## TASK PROMPT
From the entries below, tally how many lines contain "with" and report only that figure.

## PROVIDED ENTRIES
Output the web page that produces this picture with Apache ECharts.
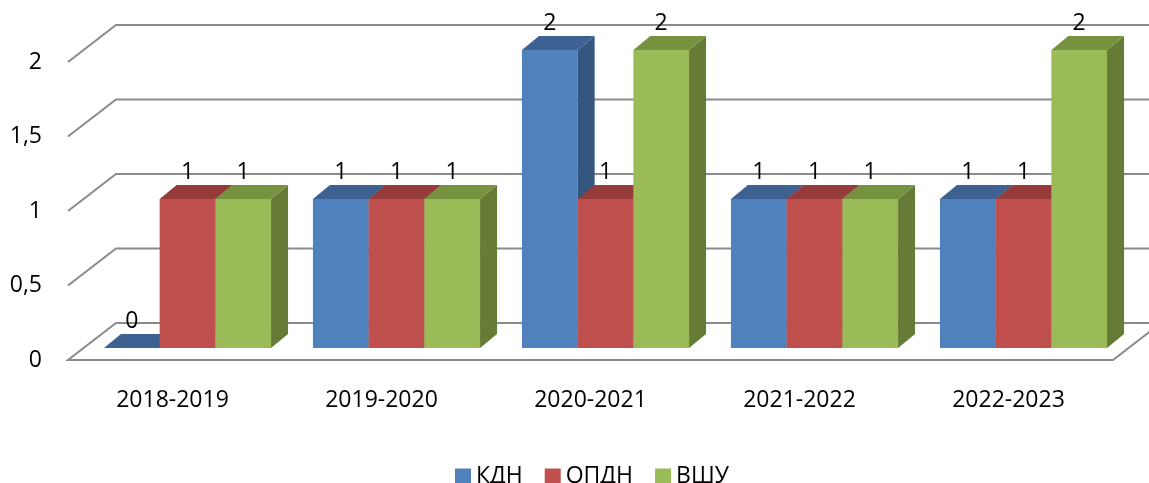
<!DOCTYPE html>
<html>
<head>
<meta charset="utf-8">
<script src="https://cdn.jsdelivr.net/npm/echarts@6/dist/echarts.min.js"></script>
<style>
  html, body { margin: 0; padding: 0; background: #fff; }
  #main { width: 1149px; height: 483px; }
</style>
</head>
<body>
<div id="main"></div>
<script>
// data
var categories = ['2018-2019', '2019-2020', '2020-2021', '2021-2022', '2022-2023'];
var kdn = [0, 1, 2, 1, 1];
var opdn = [1, 1, 1, 1, 1];
var vshu = [1, 1, 2, 1, 2];
var yTicks = [0, 0.5, 1, 1.5, 2];
var seriesNames = ['КДН', 'ОПДН', 'ВШУ'];

// 3d look: wall depth and bar placement (pixels)
var WALL_DX = 48, WALL_DY = -37;
var SHIFT_X = 15, SHIFT_Y = -12;
var DEPTH_X = 17, DEPTH_Y = -14;
var FONT = '"Open Sans", "Liberation Sans", sans-serif';

var palette = [
  { front: '#4f81bd', top: '#3d6191', side: '#35577f' },
  { front: '#c0504d', top: '#953b39', side: '#84332f' },
  { front: '#9bbb59', top: '#77923f', side: '#657b36' }
];

function barRenderer(idx) {
  var c = palette[idx];
  return function (params, api) {
    var ci = api.value(0), v = api.value(1);
    var base = api.coord([ci, 0]);
    var top = api.coord([ci, v]);
    var w = api.size([1, 0])[0] * 0.2665;
    var xl = base[0] + (idx - 1.5) * w + SHIFT_X;
    var xr = xl + w;
    var yb = base[1] + SHIFT_Y;
    var yt = top[1] + SHIFT_Y;
    return {
      type: 'group',
      children: [
        { type: 'rect', shape: { x: xl, y: yt, width: w, height: yb - yt }, style: { fill: c.front } },
        { type: 'polygon', shape: { points: [[xr, yt], [xr + DEPTH_X, yt + DEPTH_Y], [xr + DEPTH_X, yb + DEPTH_Y], [xr, yb]] }, style: { fill: c.side } },
        { type: 'polygon', shape: { points: [[xl, yt], [xr, yt], [xr + DEPTH_X, yt + DEPTH_Y], [xl + DEPTH_X, yt + DEPTH_Y]] }, style: { fill: c.top } },
        { type: 'text', x: xl + w / 2, y: yt - 27, style: { text: String(v).replace('.', ','), fill: '#000', fontSize: 23, fontFamily: FONT, align: 'center', verticalAlign: 'middle' } }
      ]
    };
  };
}

function wallRenderer(params, api) {
  var cs = params.coordSys;
  var v = api.value(1);
  var y = api.coord([0, v])[1];
  var x0 = cs.x, x1 = cs.x + cs.width;
  var style = { stroke: '#8a8a8a', lineWidth: 2, fill: null };
  if (v === 0) {
    return {
      type: 'polygon',
      shape: { points: [[x0, y], [x1, y], [x1 + WALL_DX, y + WALL_DY], [x0 + WALL_DX, y + WALL_DY]] },
      style: style
    };
  }
  return {
    type: 'polyline',
    shape: { points: [[x0, y], [x0 + WALL_DX, y + WALL_DY], [x1 + WALL_DX, y + WALL_DY]] },
    style: style
  };
}

var chart = echarts.init(document.getElementById('main'));
var barData = [kdn, opdn, vshu];

var series = [{
  type: 'custom',
  name: 'walls',
  renderItem: wallRenderer,
  data: yTicks.map(function (v) { return [0, v]; }),
  encode: { x: 0, y: 1 },
  z: 1,
  silent: true
}];
barData.forEach(function (arr, i) {
  series.push({
    type: 'custom',
    name: seriesNames[i],
    renderItem: barRenderer(i),
    data: arr.map(function (v, k) { return [k, v]; }),
    encode: { x: 0, y: 1 },
    itemStyle: { color: palette[i].front },
    z: 2 + i
  });
});

chart.setOption({
  animation: false,
  grid: { left: 68, right: 36, top: 62, bottom: 123 },
  legend: {
    data: seriesNames,
    left: 450,
    top: 460,
    icon: 'rect',
    itemWidth: 16,
    itemHeight: 16,
    itemGap: 22,
    textStyle: { color: '#000', fontSize: 23, fontFamily: FONT }
  },
  xAxis: {
    type: 'category',
    data: categories,
    axisLine: { show: false },
    axisTick: { show: false },
    splitLine: { show: false },
    axisLabel: { color: '#000', fontSize: 23, fontFamily: FONT, margin: 29 }
  },
  yAxis: {
    type: 'value',
    min: 0,
    max: 2,
    interval: 0.5,
    axisLine: { show: false },
    axisTick: { show: false },
    splitLine: { show: false },
    axisLabel: {
      color: '#000', fontSize: 23, fontFamily: FONT, margin: 26,
      formatter: function (v) { return String(v).replace('.', ','); }
    }
  },
  series: series
});
</script>
</body>
</html>
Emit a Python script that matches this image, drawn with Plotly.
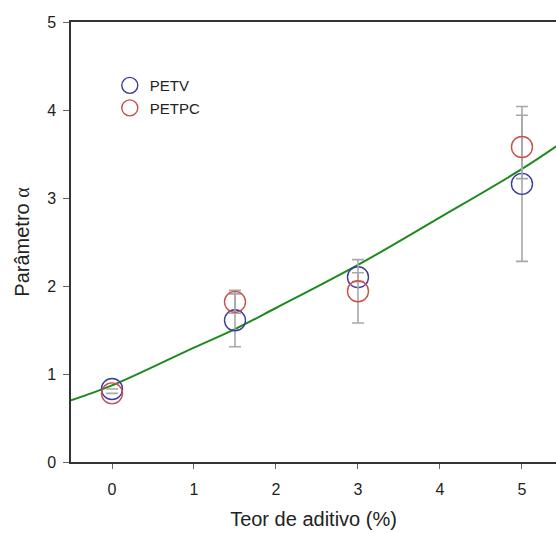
import plotly.graph_objects as go

# Data
x_vals = [0, 1.5, 3, 5]
petv = [0.83, 1.61, 2.10, 3.16]
petv_err = [0.0, 0.30, 0.05, 0.88]
petpc = [0.78, 1.82, 1.94, 3.58]
petpc_err = [0.0, 0.13, 0.36, 0.36]

# Fitted curve
fit_x = [-0.5, 0, 1, 1.5, 2, 3, 4, 5, 5.5]
fit_y = [0.70, 0.87, 1.30, 1.51, 1.75, 2.24, 2.78, 3.33, 3.64]

x_ticks = [0, 1, 2, 3, 4, 5]
y_ticks = [0, 1, 2, 3, 4, 5]

FONT = "Liberation Sans, Arial, sans-serif"
BLUE = "#3c3c9c"
RED = "#c8504c"
GREEN = "#1e8a1e"
GREY = "#a8a8a8"
TXT = "#222"

fig = go.Figure()

fig.add_trace(go.Scatter(
    x=fit_x, y=fit_y, mode="lines", line=dict(color=GREEN, width=2, shape="spline"),
    showlegend=False, hoverinfo="skip"))

fig.add_trace(go.Scatter(
    x=x_vals, y=petv, mode="markers", name="PETV",
    marker=dict(symbol="circle-open", size=21, color=BLUE, line=dict(width=1.4, color=BLUE)),
    error_y=dict(type="data", array=petv_err, color=GREY, thickness=1.6, width=6)))

fig.add_trace(go.Scatter(
    x=x_vals, y=petpc, mode="markers", name="PETPC",
    marker=dict(symbol="circle-open", size=21, color=RED, line=dict(width=1.4, color=RED)),
    error_y=dict(type="data", array=petpc_err, color=GREY, thickness=1.6, width=6)))

fig.update_layout(
    width=556, height=533,
    margin=dict(l=71, r=0, t=22, b=71),
    paper_bgcolor="white", plot_bgcolor="white",
    font=dict(family=FONT, size=15, color=TXT),
    legend=dict(x=0.08, y=0.893, xanchor="left", yanchor="top",
                bgcolor="rgba(0,0,0,0)", font=dict(size=15, color=TXT),
                itemsizing="trace", tracegroupgap=0),
    xaxis=dict(
        range=[-0.5, 5.415], tickvals=x_ticks, ticktext=[str(v) for v in x_ticks],
        showgrid=False, zeroline=False, showline=True, linecolor="#333", linewidth=1.5,
        mirror=True, ticks="outside", ticklen=5, tickcolor="#666", tickwidth=1,
        ticklabelstandoff=7,
        tickfont=dict(size=16, family=FONT, color=TXT),
        title=dict(text="Teor de aditivo (%)", font=dict(size=20, family=FONT, color=TXT), standoff=15),
    ),
    yaxis=dict(
        range=[0, 5], tickvals=y_ticks, ticktext=[str(v) for v in y_ticks],
        showgrid=False, zeroline=False, showline=True, linecolor="#333", linewidth=1.5,
        mirror=False, ticks="outside", ticklen=6, tickcolor="#666", tickwidth=1,
        ticklabelstandoff=4,
        tickfont=dict(size=16, family=FONT, color=TXT),
        title=dict(text="Parâmetro <span style='font-family:Liberation Serif'>α</span>",
                   font=dict(size=20, family=FONT, color=TXT), standoff=12),
    ),
)

fig.write_html("out.html")
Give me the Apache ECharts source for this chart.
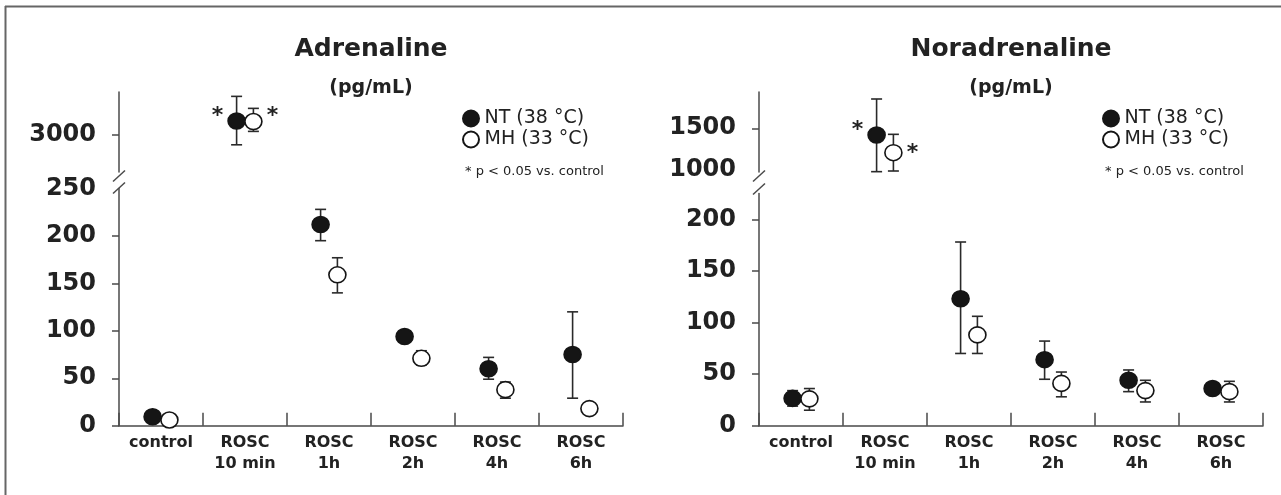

## OUTPUT FOR THIS TASK
2